* What is required
Leave the pictures out and retype the lines from the beginning through the line with "(0,0) rectangle (1217,804);", both ends included.

★ ★ ★ ★ ★

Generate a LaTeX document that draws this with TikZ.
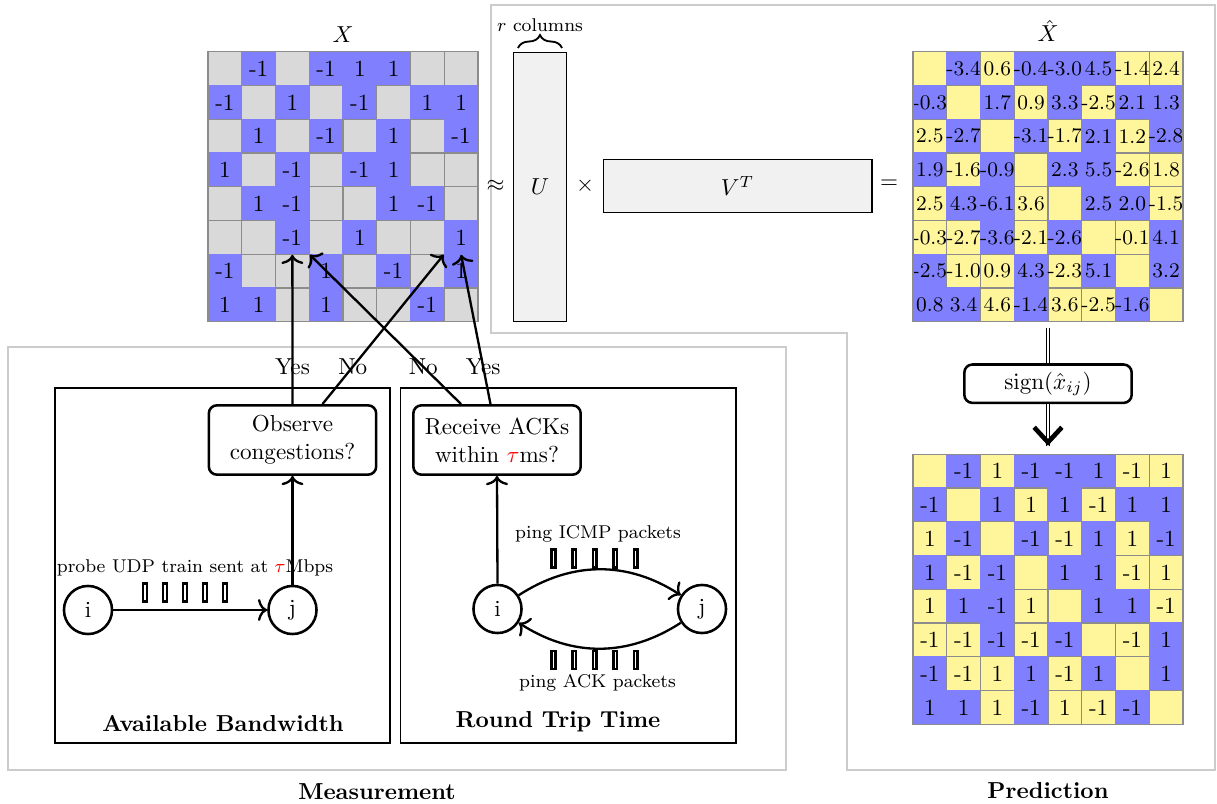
\documentclass[tikz,border=0pt]{standalone}
\usetikzlibrary{matrix,calc,decorations.pathreplacing,arrows.meta}
\definecolor{cblue}{RGB}{128,128,255}
\definecolor{cgray}{RGB}{217,217,217}
\definecolor{cyel}{RGB}{255,246,155}
\definecolor{framec}{RGB}{204,204,204}
\definecolor{ufill}{RGB}{241,241,241}
\definecolor{cellline}{RGB}{140,140,140}
\tikzset{
  cell/.style={minimum size=15.1pt, inner sep=0pt, outer sep=0pt, anchor=center, fill=cblue,
    execute at begin node={\hbox to 0pt\bgroup\hss}, execute at end node={\hss\egroup}},
  cG/.style={minimum size=14.6pt, fill=cgray, draw=cellline, line width=0.5pt},
  cY/.style={minimum size=14.6pt, fill=cyel, draw=cellline, line width=0.5pt},
  mat/.style={matrix of nodes, nodes in empty cells, inner sep=0pt, outer sep=0pt,
    column sep=-0.5pt, row sep=-0.5pt, anchor=center},
  dbox/.style={draw, line width=1.1pt, rounded corners=3.5pt, minimum width=72.4pt,
    minimum height=30pt, align=center, inner sep=2pt, fill=white},
  vtx/.style={circle, draw, line width=1.1pt, minimum size=20.8pt, inner sep=0pt, fill=white},
  conn/.style={line width=1pt, -{To[length=4pt, width=9.5pt]}},
  packet/.style={draw, line width=1.1pt, minimum width=1.6pt, minimum height=7.8pt, inner sep=0pt},
  framebox/.style={draw=framec, line width=0.6pt},
  subbox/.style={draw=black, line width=0.5pt},
  fac/.style={draw, fill=ufill, line width=0.5pt, inner sep=0pt},
  dbl/.style={double, line width=0.45pt, double distance=0.8pt},
  lab/.style={font=\footnotesize},
}
\begin{document}
\begin{tikzpicture}[x=0.4326pt, y=-0.4326pt]
\useasboundingbox (0,0) rectangle (1217,804);

% frames
\draw[framebox] (8,347) rectangle (786,770);
\draw[framebox] (491,5) -- (1215,5) -- (1215,770) -- (847,770) -- (847,333) -- (491,333) -- cycle;
\draw[subbox] (55,388) rectangle (390,743);
\draw[subbox] (400.5,388) rectangle (736,743);

% X matrix
\matrix[mat, nodes={cell}] (mX) at (343,186.7) {
|[cG]| & -1 & |[cG]| & -1 & 1 & 1 & |[cG]| & |[cG]| \\
-1 & |[cG]| & 1 & |[cG]| & -1 & |[cG]| & 1 & 1 \\
|[cG]| & 1 & |[cG]| & -1 & |[cG]| & 1 & |[cG]| & -1 \\
1 & |[cG]| & -1 & |[cG]| & -1 & 1 & |[cG]| & |[cG]| \\
|[cG]| & 1 & -1 & |[cG]| & |[cG]| & 1 & -1 & |[cG]| \\
|[cG]| & |[cG]| & -1 & |[cG]| & 1 & |[cG]| & |[cG]| & 1 \\
-1 & |[cG]| & |[cG]| & 1 & |[cG]| & -1 & |[cG]| & 1 \\
1 & 1 & |[cG]| & 1 & |[cG]| & |[cG]| & -1 & |[cG]| \\
};
\draw[cellline, line width=0.6pt] ($(mX.south west)+(0.6,-0.6)$) rectangle ($(mX.north east)+(-0.6,0.6)$);
\node (xlab) at (343,35) {$X$};

% X hat matrix
\matrix[mat, nodes={cell, font=\small}] (mXh) at (1048,186.7) {
|[cY]| & -3.4 & |[cY]|0.6 & -0.4 & -3.0 & 4.5 & |[cY]|-1.4 & |[cY]|2.4 \\
-0.3 & |[cY]| & 1.7 & |[cY]|0.9 & 3.3 & |[cY]|-2.5 & 2.1 & 1.3 \\
|[cY]|2.5 & -2.7 & |[cY]| & -3.1 & |[cY]|-1.7 & 2.1 & |[cY]|1.2 & -2.8 \\
1.9 & |[cY]|-1.6 & -0.9 & |[cY]| & 2.3 & 5.5 & |[cY]|-2.6 & |[cY]|1.8 \\
|[cY]|2.5 & 4.3 & -6.1 & |[cY]|3.6 & |[cY]| & 2.5 & 2.0 & |[cY]|-1.5 \\
|[cY]|-0.3 & |[cY]|-2.7 & -3.6 & |[cY]|-2.1 & -2.6 & |[cY]| & |[cY]|-0.1 & 4.1 \\
-2.5 & |[cY]|-1.0 & |[cY]|0.9 & 4.3 & |[cY]|-2.3 & 5.1 & |[cY]| & 3.2 \\
0.8 & 3.4 & |[cY]|4.6 & -1.4 & |[cY]|3.6 & |[cY]|-2.5 & -1.6 & |[cY]| \\
};
\draw[cellline, line width=0.6pt] ($(mXh.south west)+(0.6,-0.6)$) rectangle ($(mXh.north east)+(-0.6,0.6)$);
\node (xhlab) at (1048,31) {$\hat{X}$};

% Prediction matrix
\matrix[mat, nodes={cell}] (mP) at (1048,589.3) {
|[cY]| & -1 & |[cY]|1 & -1 & -1 & 1 & |[cY]|-1 & |[cY]|1 \\
-1 & |[cY]| & 1 & |[cY]|1 & 1 & |[cY]|-1 & 1 & 1 \\
|[cY]|1 & -1 & |[cY]| & -1 & |[cY]|-1 & 1 & |[cY]|1 & -1 \\
1 & |[cY]|-1 & -1 & |[cY]| & 1 & 1 & |[cY]|-1 & |[cY]|1 \\
|[cY]|1 & 1 & -1 & |[cY]|1 & |[cY]| & 1 & 1 & |[cY]|-1 \\
|[cY]|-1 & |[cY]|-1 & -1 & |[cY]|-1 & -1 & |[cY]| & |[cY]|-1 & 1 \\
-1 & |[cY]|-1 & |[cY]|1 & 1 & |[cY]|-1 & 1 & |[cY]| & 1 \\
1 & 1 & |[cY]|1 & -1 & |[cY]|1 & |[cY]|-1 & -1 & |[cY]| \\
};
\draw[cellline, line width=0.6pt] ($(mP.south west)+(0.6,-0.6)$) rectangle ($(mP.north east)+(-0.6,0.6)$);

% factorisation
\node (approx) at (495.7,186) {$\approx$};
\node[fac, minimum width=22.9pt, minimum height=116.3pt] (U) at (540,186.7) {$U$};
\node (times) at (585,186) {$\times$};
\node[fac, minimum width=116.3pt, minimum height=22.9pt] (V) at (737.5,186) {$V^T$};
\node (eq) at (889,184) {$=$};
\draw[decorate, decoration={brace, amplitude=5.6pt}, line width=0.8pt] (518,48) -- (562,48);
\node[lab] (rcol) at (540,25) {$r$ columns};

% sign step
\node[dbox, minimum height=16.6pt, inner sep=1pt] (sg) at (1048,383.7) {$\mathrm{sign}(\hat{x}_{ij})$};
\coordinate (dtop) at ($(mXh.south)+(0,6)$);
\coordinate (atip) at ($(mP.north)+(0,-8)$);
\draw[dbl] (dtop) -- (sg.north);
\draw[dbl] (sg.south) -- (atip);
\draw[line width=2pt, -{Straight Barb[length=6.5pt, width=12pt]}] ($(atip)+(0,-3)$) -- (atip);

% measurement: available bandwidth
\node[dbox] (obs) at (292.5,440) {Observe\\congestions?};
\node[vtx] (li) at (88,610) {i};
\node[vtx] (lj) at (292.5,610) {j};
\node[lab] (probe) at (195,568) {probe UDP train sent at {\color{red}$\tau$}Mbps};
\foreach \k in {0,...,4} {
  \node[packet] (pa\k) at (145+20*\k,592.5) {};
}
\draw[conn] (li) -- (lj);
\draw[conn] (lj.north) -- (obs.south);
\node[font=\bfseries] (abw) at (223,723) {Available Bandwidth};

% measurement: round trip time
\node[dbox] (rec) at (497,440) {Receive ACKs\\within {\color{red}$\tau$}ms?};
\node[vtx] (ri) at (497.5,609) {i};
\node[vtx] (rj) at (702,609) {j};
\node[lab] (icmp) at (598,534) {ping ICMP packets};
\node[lab] (ack) at (597.5,683) {ping ACK packets};
\foreach \k in {0,...,4} {
  \node[packet] (pb\k) at (553.5+20.6*\k,558.3) {};
  \node[packet] (pc\k) at (553.5+20.6*\k,660) {};
}
\draw[conn] (ri.north) -- (rec.south);
\draw[conn] (ri) to[bend left=33] (rj);
\draw[conn] (rj) to[bend left=33] (ri);
\node[font=\bfseries] (rtt) at (558,722) {Round Trip Time};

% decisions to matrix
\draw[conn] (obs.north) -- node[pos=0.25] (y1) {Yes} (mX-6-3.south);
\draw[conn] ($(obs.north)+(30,0)$) -- node[pos=0.25] (n1) {No} (mX-6-8.south west);
\draw[conn] ($(rec.north)+(-36,0)$) -- node[pos=0.25] (n2) {No} (mX-6-3.south east);
\draw[conn] ($(rec.north)+(-6.5,0)$) -- node[pos=0.25] (y2) {Yes} (mX-6-8.south);

% titles
\node[font=\bfseries] (meas) at (377,792) {Measurement};
\node[font=\bfseries] (pred) at (1048,791) {Prediction};
\end{tikzpicture}
\end{document}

★ ★ ★ ★ ★

* Result of the exercise
Generate a LaTeX document that draws this with TikZ.
\documentclass[tikz,border=0pt]{standalone}
\usetikzlibrary{matrix,calc,decorations.pathreplacing,arrows.meta}
\definecolor{cblue}{RGB}{128,128,255}
\definecolor{cgray}{RGB}{217,217,217}
\definecolor{cyel}{RGB}{255,246,155}
\definecolor{framec}{RGB}{204,204,204}
\definecolor{ufill}{RGB}{241,241,241}
\definecolor{cellline}{RGB}{140,140,140}
\tikzset{
  cell/.style={minimum size=15.1pt, inner sep=0pt, outer sep=0pt, anchor=center, fill=cblue,
    execute at begin node={\hbox to 0pt\bgroup\hss}, execute at end node={\hss\egroup}},
  cG/.style={minimum size=14.6pt, fill=cgray, draw=cellline, line width=0.5pt},
  cY/.style={minimum size=14.6pt, fill=cyel, draw=cellline, line width=0.5pt},
  mat/.style={matrix of nodes, nodes in empty cells, inner sep=0pt, outer sep=0pt,
    column sep=-0.5pt, row sep=-0.5pt, anchor=center},
  dbox/.style={draw, line width=1.1pt, rounded corners=3.5pt, minimum width=72.4pt,
    minimum height=30pt, align=center, inner sep=2pt, fill=white},
  vtx/.style={circle, draw, line width=1.1pt, minimum size=20.8pt, inner sep=0pt, fill=white},
  conn/.style={line width=1pt, -{To[length=4pt, width=9.5pt]}},
  packet/.style={draw, line width=1.1pt, minimum width=1.6pt, minimum height=7.8pt, inner sep=0pt},
  framebox/.style={draw=framec, line width=0.6pt},
  subbox/.style={draw=black, line width=0.5pt},
  fac/.style={draw, fill=ufill, line width=0.5pt, inner sep=0pt},
  dbl/.style={double, line width=0.45pt, double distance=0.8pt},
  lab/.style={font=\footnotesize},
}
\begin{document}
\begin{tikzpicture}[x=0.4326pt, y=-0.4326pt]
\useasboundingbox (0,0) rectangle (1217,804);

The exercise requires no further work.